Thursday, 10/02/25, 9:00pm

If you are enrolled in the course, make sure that you use the GitHub Classroom link provided in Ed Discussion, or you may not be able to get help if you run into problems.

Otherwise, you can find the Github repository here.

Setup

The following code should go at the top of most Julia scripts; it will load the local package environment and install any needed packages. You will see this often and shouldn’t need to touch it.

import Pkg
Pkg.activate(".")
Pkg.instantiate()
using Random # random number generation
using Distributions # probability distributions and interface
using Statistics # basic statistical functions, including mean
using Plots # plotting

Overview

In this lab, we will conduct a Monte Carlo experiment and explore how sensitive Monte Carlo estimates are to the underlying probability distribution(s).

You should always start any computing with random numbers by setting a “seed,” which controls the sequence of numbers which are generated (since these are not really random, just “pseudorandom”). In Julia, we do this with the Random.seed!() function.

Random.seed!(1)
TaskLocalRNG()

It doesn’t matter what seed you set, though different seeds might result in slightly different values. But setting a seed means every time your notebook is run, the answer will be the same.

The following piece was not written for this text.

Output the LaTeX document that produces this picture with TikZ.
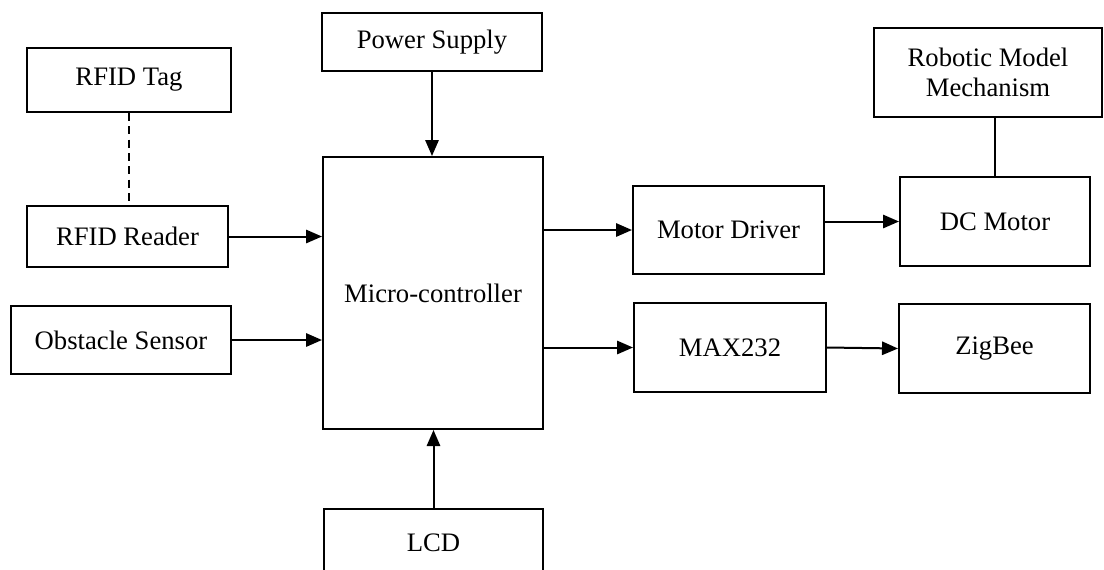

Seeds and Reproducing Solutions

If you don’t re-run your code in the same order or if you re-run the same cell repeatedly, you will not get the same solution. If you’re working on a specific problem, you might want to re-use Random.seed() near any block of code you want to re-evaluate repeatedly.

Probability Distributions and Julia

Julia provides a common interface for probability distributions with the Distributions.jl package. The basic workflow for sampling from a distribution is:

  1. Set up the distribution. The specific syntax depends on the distribution and what parameters are required, but the general call is the similar. For a normal distribution or a uniform distribution, the syntax is

    # you don't have to name this "normal_distribution"
    # μ is the mean and σ is the standard deviation
    normal_distribution = Normal(μ, σ)
    # a is the upper bound and b is the lower bound; these can be set to +Inf or -Inf for an unbounded distribution in one or both directions.
    uniform_distribution = Uniform(a, b)

    There are lots of both univariate and multivariate distributions, as well as the ability to create your own, but we won’t do anything too exotic here.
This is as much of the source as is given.